C’è qualcosa di animalesco nel suo persistente confronto col pubblico, è una cosa che i video d’epoca non restituiscono a dovere, è sfida ma anche dialogo e confessione (è pur sempre quello che, non ancora 22enne, dal palco fissò il pubblico americano e gli disse «Avete mai avuto la sensazione di esser stati fregati?»)
La fase centrale del concerto sembra quella più debole: qui, per quanto possa sembrare improbabile il paragone (ma Lydon è fan di gente diversissima da lui, come Kate Bush e Peter Hammill) viene da pensare a Neil Young, a quando deliberatamente ricorre a una musica basica, monotona, ipnotica, usata come tappeto su cui passeggiare a proprio agio, privo di limiti e riguardi (ma deogratias, a differenza di Young non si lancia in micidiali assoli mononota di chitarra).
Ma non per questo si prende pause. Anzi, quando finito un pezzo tiratissimo la gente respira, lui la guarda brutto e non sentendo casino dice «Beh? Quindi possiamo andare a casa?» e attacca l’inno post-punk dei PiL, la feroce Religion. E la fa durare VENTI MINUTI, signore e signori, sollecitando sempre la potenza del basso, facendo alzare scientemente il volume, «Turn up the baaaassss» finché il pavimento del locale non trema.
Questo perché, ha detto in un’intervista, vuole scuotere fisicamente il pubblico, allertare il suo organismo (quello di Lydon è ipersollecitato: alla fine di ogni pezzo va a fare dei gargarismi con una bottiglia di whisky, sputa in un cestino apposito, si soffia di continuo il naso nell’aere tappandosi una narice). Alla fine, se Dio vuole Religion finisce (…scusate la boutade) con gli spettatori che anche in questo caso, si guardano sorridendo esterrefatti e finisce, dopo un’ora e mezza, anche il concerto.
Ovviamente arrivano i bis: qualcuno grida: «Anarchy!» Non se ne parla nemmeno: partono The public image, accolta con euforia, e soprattutto Rise, che scatena definitivamente il pubblico.

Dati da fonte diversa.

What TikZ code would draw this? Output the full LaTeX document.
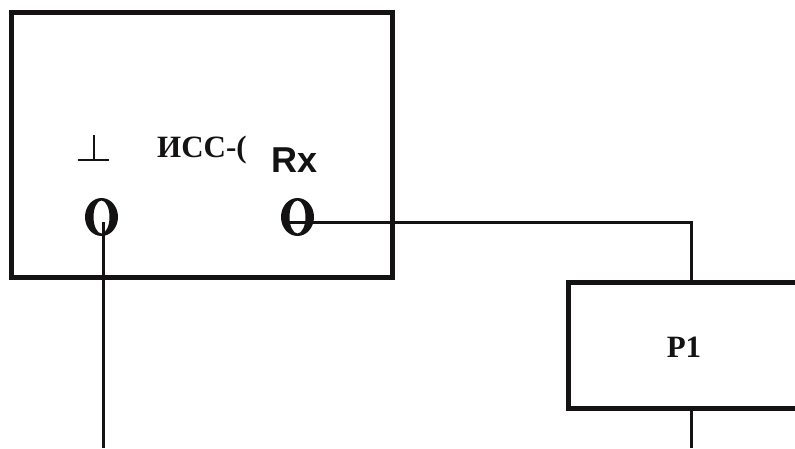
\documentclass[tikz,border=0pt]{standalone}
\usepackage{fontspec}
\setmainfont{Liberation Serif}
\newfontfamily\sansb{Liberation Sans}[BoldFont=* Bold]
\definecolor{ink}{HTML}{141213}
\tikzset{
  x=1pt,y=1pt,
  heavybox/.style={draw=ink,line width=5pt,minimum width=#1,inner sep=0pt,outer sep=0pt},
  wire/.style={draw=ink,line width=3pt,line join=miter},
  thinwire/.style={draw=ink,line width=2.4pt},
  serifl/.style={text=ink,inner sep=0pt,font=\fontsize{31}{31}\selectfont\bfseries,anchor=base west},
  sansl/.style={text=ink,inner sep=0pt,font=\fontsize{36}{36}\selectfont\sansb\bfseries,anchor=base west},
  ring/.style={fill=ink,even odd rule},
}
\begin{document}
\begin{tikzpicture}
\useasboundingbox (0,0) rectangle (795,-448);
\clip (0,0) rectangle (795,-448);
\fill[white] (0,0) rectangle (795,-448);
% boxes
\node[heavybox=381pt,minimum height=265pt] (iss) at (201.5,-145) {};
\node[heavybox=260pt,minimum height=126pt] (pone) at (698.5,-345) {};
% labels
\begin{scope}
\clip (150,-125) rectangle (245,-170);
\node[serifl] (isslabel) at (157,-157) {ИСС-(};
\end{scope}
\node[sansl] (rxlabel) at (271,-172) {Rx};
\node[serifl,anchor=base] (ponelabel) at (684,-357) {P1};
% ground symbol
\coordinate (gndL) at (78,-160);
\coordinate (gndR) at (109,-160);
\coordinate (gndM) at (94,-160);
\coordinate (gndT) at (94,-135);
\draw[thinwire] (gndL) -- (gndR);
\draw[thinwire] (gndM) -- (gndT);
% port rings
\fill[ring] (101.5,-217) ellipse [x radius=16.5,y radius=19] (101.5,-217) ellipse [x radius=8,y radius=16.5];
\fill[ring] (297.5,-217) ellipse [x radius=16.5,y radius=19] (297.5,-217) ellipse [x radius=8,y radius=16.5];
\coordinate (gndpin) at (103,-222);
\coordinate (rxpin) at (290,-222);
\coordinate (leftend) at (103,-448);
\coordinate (rightend) at (691,-448);
\coordinate (ptop) at (691,-282);
\coordinate (pbot) at (691,-408);
\coordinate (corner) at (691,-222);
% connectors
\draw[wire] (gndpin) -- (leftend);
\draw[wire] (rxpin) -- (corner) -- (ptop);
\draw[wire] (pbot) -- (rightend);
\end{tikzpicture}
\end{document}
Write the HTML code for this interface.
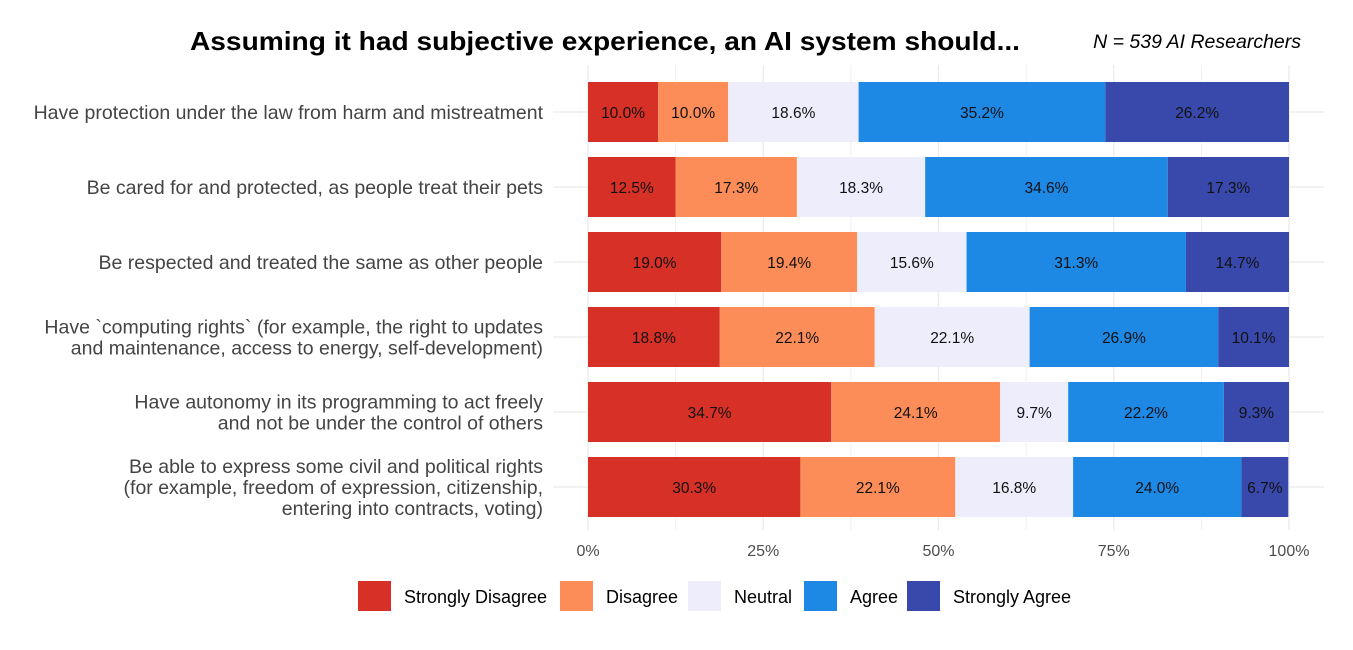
<!DOCTYPE html>
<html><head><meta charset="utf-8"><style>
body{margin:0;background:#fff;font-family:"Liberation Sans",sans-serif}
svg text{font-family:"Liberation Sans",sans-serif}
</style></head><body>
<svg width="1353" height="645" xmlns="http://www.w3.org/2000/svg" id="chart">
<text x="190" y="50" textLength="830" lengthAdjust="spacingAndGlyphs" font-size="26" font-weight="bold" fill="#000">Assuming it had subjective experience, an AI system should...</text>
<text x="1301" y="48" text-anchor="end" font-size="19.5" font-style="italic" fill="#000">N = 539 AI Researchers</text>
<g id="grid"></g><g id="bars"></g><g id="labels"></g><g id="ticks"></g><g id="legend"></g>
</svg>
<script>
const categories=[
["Have protection under the law from harm and mistreatment"],
["Be cared for and protected, as people treat their pets"],
["Be respected and treated the same as other people"],
["Have `computing rights` (for example, the right to updates","and maintenance, access to energy, self-development)"],
["Have autonomy in its programming to act freely","and not be under the control of others"],
["Be able to express some civil and political rights","(for example, freedom of expression, citizenship,","entering into contracts, voting)"]];
const stronglyDisagree=[10.0,12.5,19.0,18.8,34.7,30.3];
const disagree=[10.0,17.3,19.4,22.1,24.1,22.1];
const neutral=[18.6,18.3,15.6,22.1,9.7,16.8];
const agree=[35.2,34.6,31.3,26.9,22.2,24.0];
const stronglyAgree=[26.2,17.3,14.7,10.1,9.3,6.7];
const tickLabels=["0%","25%","50%","75%","100%"];
const legendNames=["Strongly Disagree","Disagree","Neutral","Agree","Strongly Agree"];
const colors=["#d73027","#fc8d59","#ededfc","#1e88e5","#3949ab"];
const series=[stronglyDisagree,disagree,neutral,agree,stronglyAgree];
const NS="http://www.w3.org/2000/svg";
const x=v=>588+v/100*701;
const yc=i=>112+i*75;
function mk(t,a,p){const e=document.createElementNS(NS,t);for(const k in a)e.setAttribute(k,a[k]);p.appendChild(e);return e;}
const grid=document.getElementById('grid');
for(let v=0;v<=100;v+=12.5){
 const g=mk('line',{x1:x(v),x2:x(v),y1:65,y2:530,stroke:'#ebebeb','stroke-width':v%25===0?1.3:0.7},grid);
 
 
}
categories.forEach((c,i)=>{
 const g=mk('line',{x1:553,x2:1324,y1:yc(i),y2:yc(i),stroke:'#ebebeb','stroke-width':1.3},grid);
 
 
});
const bars=document.getElementById('bars');
categories.forEach((c,i)=>{
 let cum=0;
 series.forEach((s,j)=>{
  const v=s[i];
  const r=mk('rect',{x:x(cum),y:yc(i)-30,width:x(cum+v)-x(cum),height:60,fill:colors[j]},bars);
  
  
  const t=mk('text',{x:(x(cum)+x(cum+v))/2,y:yc(i)+6,'text-anchor':'middle','font-size':15.5,fill:'#111'},bars);
  t.textContent=v.toFixed(1)+'%';
  
  
  cum+=v;
 });
});
const labels=document.getElementById('labels');
categories.forEach((lines,i)=>{
 const t=mk('text',{x:543,'text-anchor':'end','font-size':19.5,fill:'#444'},labels);
 
 
 const n=lines.length;
 lines.forEach((l,k)=>{
  const ts=mk('tspan',{x:543,y:yc(i)+7+(k-(n-1)/2)*21},t);
  ts.textContent=l;
 });
});
const ticks=document.getElementById('ticks');
tickLabels.forEach((l,k)=>{
 const t=mk('text',{x:x(k*25),y:556,'text-anchor':'middle','font-size':16,fill:'#4d4d4d'},ticks);
 t.textContent=l;
 
 
});
const legend=document.getElementById('legend');
const lx=[358,560,688,804,907];
legendNames.forEach((n,k)=>{
 const r=mk('rect',{x:lx[k],y:581,width:33,height:30,fill:colors[k]},legend);
 
 
 const t=mk('text',{x:lx[k]+46,y:603,'font-size':18,fill:'#000'},legend);
 t.textContent=n;
 
 
});
</script>
</body></html>
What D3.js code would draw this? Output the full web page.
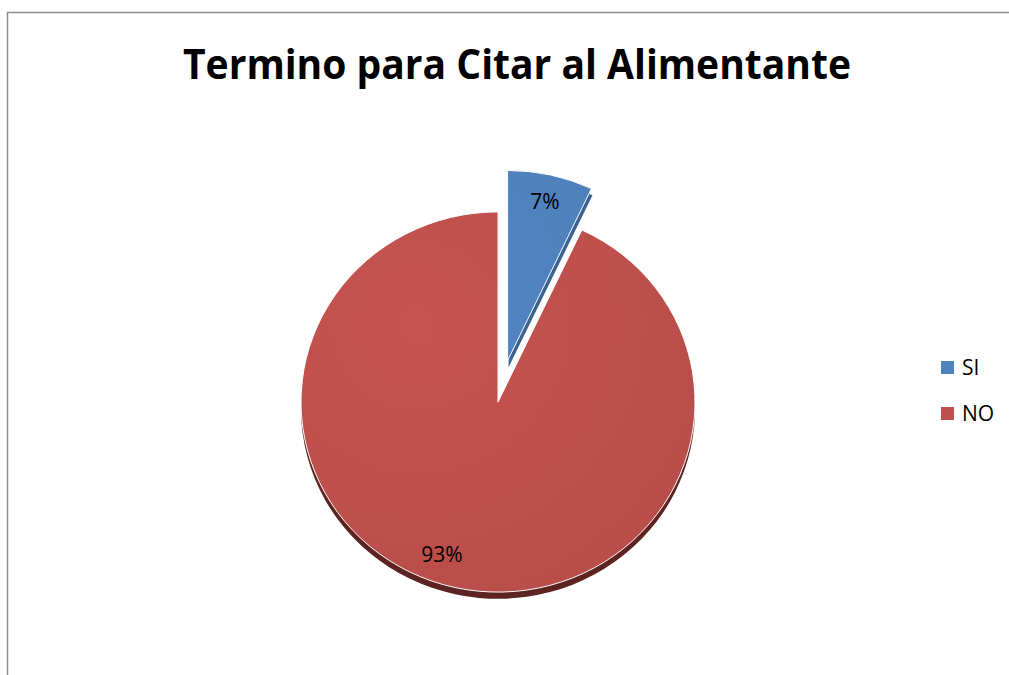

E mentre gli occhi di bragia di Lydon dardeggiano, di colpo vedendo il 60enne grasso e bolso che intona «Anger is an energy», non si può non arrivare a una conclusione: Lydon è ancora arrabbiato, quarant’anni dopo, e nessuno Skrillex e nessun Kanye West o Die Antwoord saranno mai così arrabbiati – e badate, pare un discorso da nostalgici ma non è così, è semplice piccolo dispiacere per il non poter più rivedere niente di simile. Se non da un 60enne grasso e bolso che però ribolle ancora di furore entusiasta, vitale. E che alla fine si inchina: «My name is John. Grazie, Milano. Thank you for coming». Perché poi, in definitiva, è un pazzo pericoloso, ma cortese.